This is intended to provide information about issues surrounding young people who are twice exceptional, who are intellectually gifted but struggle with LD or, in most cases, with learning output issues.
This blog will revolve around the first program in a public secondary school in Canada specifically for students labelled GLD. (Prince of Wales Secondary in Vancouver.)
A few of you have written to me about the Homework Question.
All the research regarding successful students indicates that regular homework, whether it be review of "learned" material, or completion of work assigned at school, is a good thing.
A regular time, a regular space, a ritual, and rules (no phone, no tv, no instant messaging) are all recommended.
There are a few GOLDies who are doing this (maybe 5 or 6)--and I think that they are achieving better marks on report cards.
We DO encourage homework in GOLD, we hate the last-minute rushed jobs, we dislike seeing students "waste time" and then watching them panic.
However, for a multitude of reasons, it appears that many GOLDs aren't wired this way.
for some, the work is drudgery--they knew the material years ago, and can't be bothered to reproduce it now
for some, last minute is the way to go in order to prevent their perfectionism from doing them in--if they turned over two weeks to the Science Project, and worked on it steadily over that time, they would have no excuse (in their own minds) for it not being everything they had envisioned. If they leave it to the last minute, any failings in the finished product can be put down to being in such a rush.
some of them have a great deal of difficulty with planning and organization--they have the motivation, but not the tools for execution
some are fighting for control over their lives, and don't see our help and guidance in the spirit we are giving it
some can't accept that accomodations we feel they are entitled to (less volume of work, for instance, or someone reading a text aloud to them) are deserved--they feel that they are being babied. They refuse the homework because in order to complete it they must choose between grindingly slow progress (3 hours to complete what others do in 30 minutes) or yet again getting "help" from an adult, which makes them feel like a 5 year old.
some don't see the point--of marks or "trivia acquistion". They want knowledge IN DEPTH, in an area of interest--not tricky little trivia questions.
Of the above issues, I think that the easiest students to help are the ones who are truly motivated to do as well at school as they can--students who struggle because of memory or organizational issues. We can help them.
The students who are uncomfortable accepting accommodations may eventually shift their thinking as this year goes on, as they see their older GOLD peers using a scribe or talking about what a great thing it is to get help studying.
The other possible reasons I outlined above are much more difficult to attack. Kids operating from those interpretations of the school situation are going to simply increase their resistance in direct proportion to our efforts.
However, they all are certain that they want to graduate in five years' time. Our society has been successful in setting that milestone as an almost completely unquestioned goal.
Most of the GOLDies seem to internalize by Grade 10 what amount of work will be required to get across the finish line. Suddenly, many of my Grade 10s have an interest in their agendas, deadlines, and completing chapter questions. Many of them still don't want much help from adults in getting the actual work completed.

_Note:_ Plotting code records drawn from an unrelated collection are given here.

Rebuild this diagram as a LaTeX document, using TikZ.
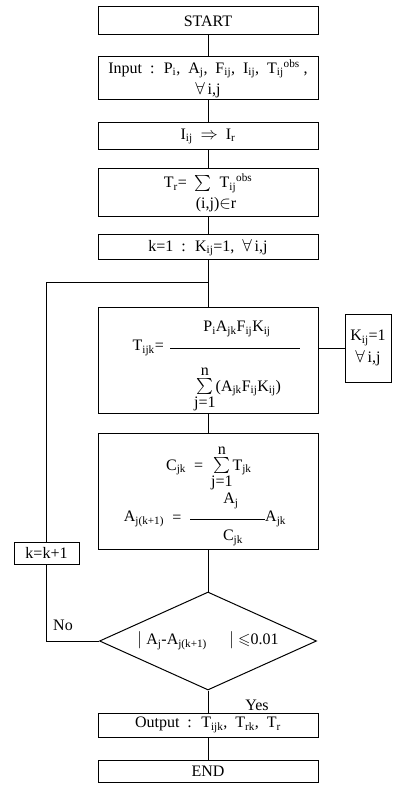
\documentclass[tikz,border=0pt]{standalone}
\usepackage{amsmath, amssymb}
\usepackage{fontspec}
\setmainfont{Liberation Serif}
\usepackage{tikz}
\usetikzlibrary{positioning,shapes.geometric}
\newcommand{\subs}[1]{\textsubscript{#1}}
\newcommand{\sups}[1]{\textsuperscript{#1}}
\tikzset{
  flowline/.style={line width=1pt},
  procbox/.style={draw, line width=1pt, minimum width=220pt, minimum height=26pt, align=center, inner sep=2pt},
  sidebox/.style={draw, line width=1pt, align=center, inner sep=1pt},
  decision/.style={draw, line width=1pt, diamond, aspect=2.2, minimum width=217pt, minimum height=98pt, inner sep=0pt},
  part/.style={inner sep=0pt}
}
\begin{document}
\begin{tikzpicture}[x=1pt, y=-1pt, every node/.style={font=\fontsize{16}{19}\selectfont}]
      \useasboundingbox (0,0) rectangle (392,791);
      \node[procbox, minimum height=28pt] (start) at (208,21) {START};
      \node[procbox, minimum height=43pt] (input) at (208,78.5) {Input \ : \ P\subs{i}, \ A\subs{j}, \ F\subs{ij}, \ I\subs{ij}, \ T\subs{ij}\sups{obs} ,\\[2pt] $\forall$\,i,j};
      \node[procbox, minimum height=27pt] (iij) at (208,136.5) {I\subs{ij} \ $\Rightarrow$ \ I\subs{r}};
      \node[procbox, minimum height=48pt] (tr) at (208,193) {T\subs{r}= \ $\sum$ \ T\subs{ij}\sups{obs}\\[2pt] \hspace{1em}(i,j)$\in$r};
      \node[procbox, minimum height=25pt] (kinit) at (208,247.5) {k=1 \ : \ K\subs{ij}=1, \ $\forall$\,i,j};
      \coordinate (merge) at (208,282);
      % flow formula
      \node[procbox, minimum height=106pt] (flow) at (208,360) {};
      \node[part, anchor=east] (tlhs) at (164,348) {T\subs{ijk}=};
      \coordinate (fl) at (170,348);
      \coordinate (fr) at (300,348);
      \node[part] (fnum) at (237,329) {P\subs{i}A\subs{jk}F\subs{ij}K\subs{ij}};
      \node[part, anchor=base west] (fsum) at (194,391) {$\sum\limits_{\mbox{j=1}}^{\mbox{n}}$(A\subs{jk}F\subs{ij}K\subs{ij})};
      \draw[flowline] (fl) -- (fr);
      \node[sidebox, minimum width=46pt, minimum height=68pt] (kone) at (368,348) {K\subs{ij}=1\\[3pt]$\forall$\,i,j};
      % balancing
      \node[procbox, minimum height=116pt] (norm) at (208,491) {};
      \node[part, anchor=base west] (csum) at (166,470) {C\subs{jk} \ = \ $\sum\limits_{\mbox{j=1}}^{\mbox{n}}$T\subs{jk}};
      \node[part] (aj) at (231,501) {A\subs{j}};
      \node[part] (alhs) at (144,519) {A\subs{j(k+1)}};
      \node[part] (aeq) at (177,519) {=};
      \coordinate (al) at (190,519);
      \coordinate (ar) at (265,519);
      \node[part, anchor=west] (ajk) at (ar) {A\subs{jk}};
      \node[part] (cjk) at (233,538) {C\subs{jk}};
      \draw[flowline] (al) -- (ar);
      \node[decision] (test) at (208,641) {$|$ A\subs{j}-A\subs{j(k+1)}\hspace{1.4em}$|$ $\leqslant$0.01};
      \node[sidebox, minimum width=65pt, minimum height=22pt] (kinc) at (46.5,553) {k=k+1};
      \node[procbox, minimum height=24pt] (output) at (208,725) {Output \ : \ T\subs{ijk}, \ T\subs{rk}, \ T\subs{r}};
      \node[procbox, minimum height=22pt] (end) at (208,771) {END};
      \node (nolbl) at (63,625) {No};
      \node (yeslbl) at (257,705) {Yes};
      \draw[flowline] (start) -- (input);
      \draw[flowline] (input) -- (iij);
      \draw[flowline] (iij) -- (tr);
      \draw[flowline] (tr) -- (kinit);
      \draw[flowline] (kinit) -- (flow);
      \draw[flowline] (flow) -- (norm);
      \draw[flowline] (norm) -- (test);
      \draw[flowline] (test) -- (output);
      \draw[flowline] (output) -- (end);
      \draw[flowline] (kone.west) -- (kone.west -| flow.east);
      \draw[flowline] (test.west) -- (test.west -| kinc) -- (kinc.south);
      \draw[flowline] (kinc.north) -- (kinc |- merge) -- (merge);
    \end{tikzpicture}
\end{document}
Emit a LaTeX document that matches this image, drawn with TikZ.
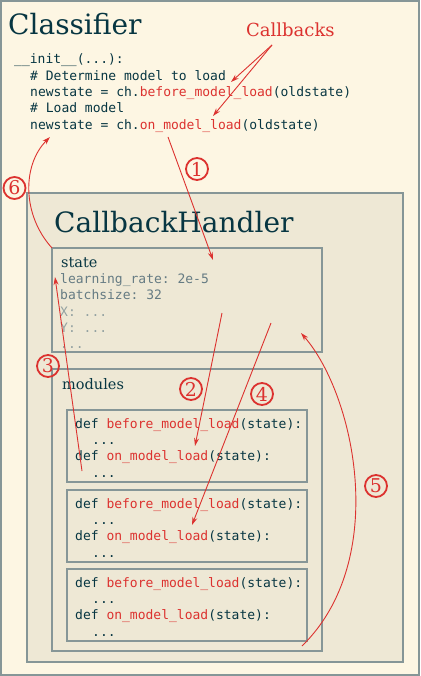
\documentclass[tikz,border=0pt]{standalone}
\usepackage{fontspec}
\setmainfont{DejaVu Serif}
\setmonofont{DejaVu Sans Mono}
\usetikzlibrary{arrows.meta}
\definecolor{bgout}{HTML}{FDF6E3}
\definecolor{bgin}{HTML}{EEE8D5}
\definecolor{bord}{HTML}{869697}
\definecolor{ink}{HTML}{073642}
\definecolor{sred}{HTML}{DC322F}
\definecolor{grayA}{HTML}{657B83}
\definecolor{grayB}{HTML}{93A1A1}
\begin{document}
\begin{tikzpicture}[x=1pt,y=-1pt,
  box/.style={draw=bord,line width=2.2pt,fill=bgin,anchor=north west,inner sep=0,outer sep=0},
  bigtitle/.style={font=\fontsize{28}{32}\selectfont,text=ink,anchor=base west,inner sep=0},
  subtitle/.style={font=\fontsize{14.5}{16}\selectfont,text=ink,anchor=base west,inner sep=0},
  code/.style={font=\ttfamily\fontsize{13}{16}\selectfont,text=ink,anchor=base west,inner sep=0},
  val/.style={code,text=grayA},
  valb/.style={code,text=grayB},
  circnum/.style={circle,draw=sred,line width=1.8pt,text=sred,minimum size=22pt,inner sep=0,
    font=\fontsize{19}{19}\selectfont},
  arr/.style={draw=sred,line width=0.9pt,-{Stealth[length=8pt,width=5pt]}}
]
\useasboundingbox (0,0) rectangle (420,676);
\node[draw=bord,line width=2.4pt,fill=bgout,anchor=north west,inner sep=0,outer sep=0,
  minimum width=417.6,minimum height=673.6] (outer) at (1.2,1.2) {};

% Classifier
\node[bigtitle] (cls) at (8,35) {Classifier};
\node[code] (c1) at (14,64) {\_\_init\_\_(...):};
\node[code] (c2) at (30,80.5) {\# Determine model to load};
\node[code] (c3) at (30,97) {newstate = ch.\textcolor{sred}{before\_model\_load}(oldstate)};
\node[code] (c4) at (30,113) {\# Load model};
\node[code] (c5) at (30,129.5) {newstate = ch.\textcolor{sred}{on\_model\_load}(oldstate)};
\node[font=\fontsize{18}{20}\selectfont,text=sred,anchor=base west,inner sep=0] (cb) at (246,37) {Callbacks};

% CallbackHandler
\node[box,minimum width=376,minimum height=469] (handler) at (27,193) {};
\node[bigtitle] (hname) at (54,232) {CallbackHandler};

% state
\node[box,minimum width=270,minimum height=104] (state) at (52,248) {};
\node[subtitle] (stname) at (61,267) {state};
\node[val] (s1) at (60,283) {learning\_rate: 2e-5};
\node[val] (s2) at (60,299.5) {batchsize: 32};
\node[valb] (s3) at (60,316) {X: ...};
\node[valb] (s4) at (60,332.5) {Y: ...};
\node[valb] (s5) at (60,348.5) {...};

% modules
\node[box,minimum width=270,minimum height=282] (modules) at (52,369) {};
\node[subtitle] (modname) at (62,389) {modules};
\foreach \n/\t in {m1/410, m2/490, m3/569} {
  \node[box,minimum width=240,minimum height=72] (\n) at (67,\t) {};
  \node[code] (\n-a) at (75,\t+18) {def \textcolor{sred}{before\_model\_load}(state):};
  \node[code] (\n-b) at (92,\t+34) {...};
  \node[code] (\n-c) at (75,\t+50) {def \textcolor{sred}{on\_model\_load}(state):};
  \node[code] (\n-d) at (92,\t+67) {...};
}

% circled numbers
\node[circnum] (n1) at (197,169) {1};
\node[circnum] (n2) at (191,389) {2};
\node[circnum] (n3) at (48,366) {3};
\node[circnum] (n4) at (262,394) {4};
\node[circnum] (n5) at (376,486) {5};
\node[circnum] (n6) at (14.5,188) {6};

% connector coordinates
\coordinate (cbt) at (272,45);
\coordinate (cbh1) at (231,82);
\coordinate (cbh2) at (213,116);
\coordinate (a1s) at (168,137);
\coordinate (a1e) at (213,260);
\coordinate (a2s) at (222,313);
\coordinate (a2e) at (195,446);
\coordinate (a3s) at (82,471);
\coordinate (a3e) at (55,277);
\coordinate (a4s) at (271,323);
\coordinate (a4e) at (192,525);
\coordinate (a5s) at (302,646);
\coordinate (a5e) at (301,333);
\coordinate (a6s) at (52,248);
\coordinate (a6e) at (50,137);

% connectors
\draw[arr] (cbt) -- (cbh1);
\draw[arr] (cbt) -- (cbh2);
\draw[arr] (a1s) -- (a1e);
\draw[arr] (a2s) -- (a2e);
\draw[arr] (a3s) -- (a3e);
\draw[arr] (a4s) -- (a4e);
\draw[arr] (a5s) .. controls (390,560) and (355,395) .. (a5e);
\draw[arr] (a6s) .. controls (22,215) and (22,165) .. (a6e);
\end{tikzpicture}
\end{document}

So, what should you do? I don't know for sure. If your entire family life is dissolving under the pressure of having to get your child to get the work done, I'm not sure it's worth it. I think that your relationship with your child is much more important in the long run than their success at school right now.
If you can get them to do some review, or show you something they've learned--great! If they say they've gotten everything done in their GOLD block--they're probably not telling the truth.
Are you expecting that they will get everything done this year?
I think that I would try to set aside some time (1/2 hour - 1 hour) every night where there are no "distractions" in operation--no phone, internet, gaming.... The ideal would be homework completion or studying, but if all they'll do in that time you've set aside is draw or read, so be it. You can't really "make" your child write the essay.